The true housing aid cliff, however, looms in February. If the federal shutdown isn’t resolved before the end of next month, Section 8’s tenant-based Housing Choice Voucher program will run out of funds—meaning public housing authorities will not be able to pay out vouchers to landlords for millions of households across the country when the rent comes due on March 1. The USDA’s Supplemental Nutrition Assistance Program can only guarantee food benefits through February, too, which means that some truly unlucky families could face the prospect of eviction and hunger. A federal government shutdown stretching beyond February would be unimaginably chaotic.

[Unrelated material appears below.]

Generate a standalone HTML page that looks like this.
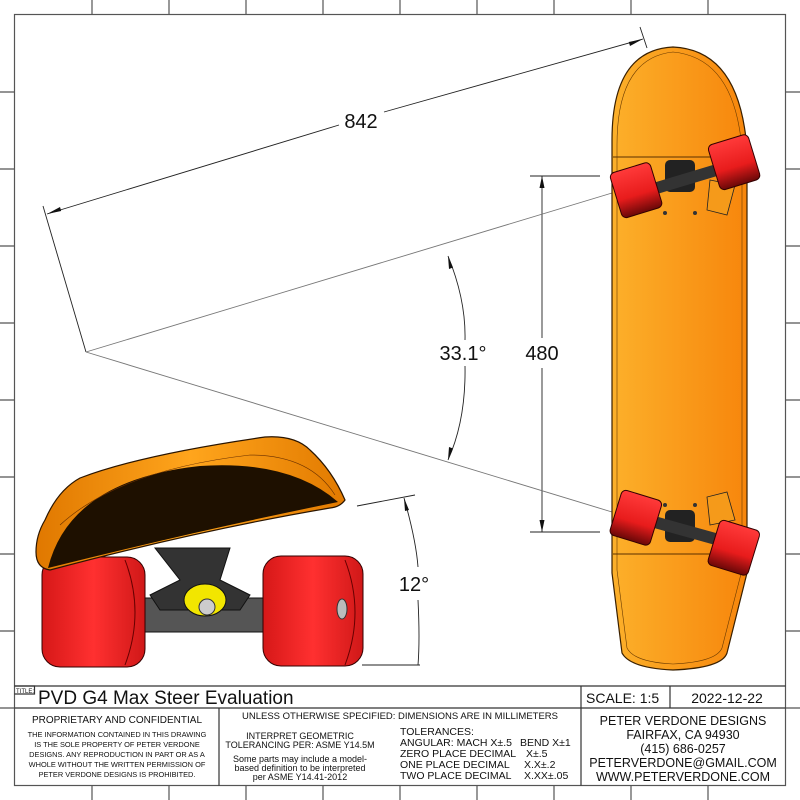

But the shutdown wouldn’t have to reach these kind of endgame scenarios to trigger a crisis; to do that, it won’t even need to extend through February. For landlords whose contracts with HUD for low-income properties expired in December, the end of January will mean a second month that they don’t receive federal subsidies. Landlords use those contract subsidies to make mortgage payments, perform maintenance, and pay staff. Few people expect that Uncle Sam missing a single month’s rent will lead to widespread evictions (although they’re bound to happen). But two months in a row?
Days into the federal government shutdown, the U.S. Office of Personnel Management posted sample letters that they suggested federal workers give their creditors and landlords, in lieu of payment. (Helpful advice: “If you need legal advice please consult with your personal attorney.”) It was laughable then; two weeks later, it feels more like gallows humor, as feds face tough questions about stretching their budgets from paycheck-to-no-paycheck.
For extremely low-income seniors and disabled people who depend on federal housing aid for rent, there is not going to be any belt-tightening or consultation with personal attorneys. If landlords can’t afford to house them, then they’ll face eviction; if federal agencies can’t afford to feed them, then they can’t buy food. The toll of the federal shutdown extends beyond closed museums and overflowing trash cans on the National Mall, and it affects more and different people than the faceless bureaucrats that conservatives sometimes imagine as the justifiable casualties of budget wars. Real pain from this shutdown is surfacing in small towns and cities across America—not next week or next month, but right now.
The real price of President Donald Trump’s border wall isn’t the billions of dollars that Democrats in the House are never going to give him. It's the many thousands or even millions of vulnerable people that will suffer for as long as this farce lasts.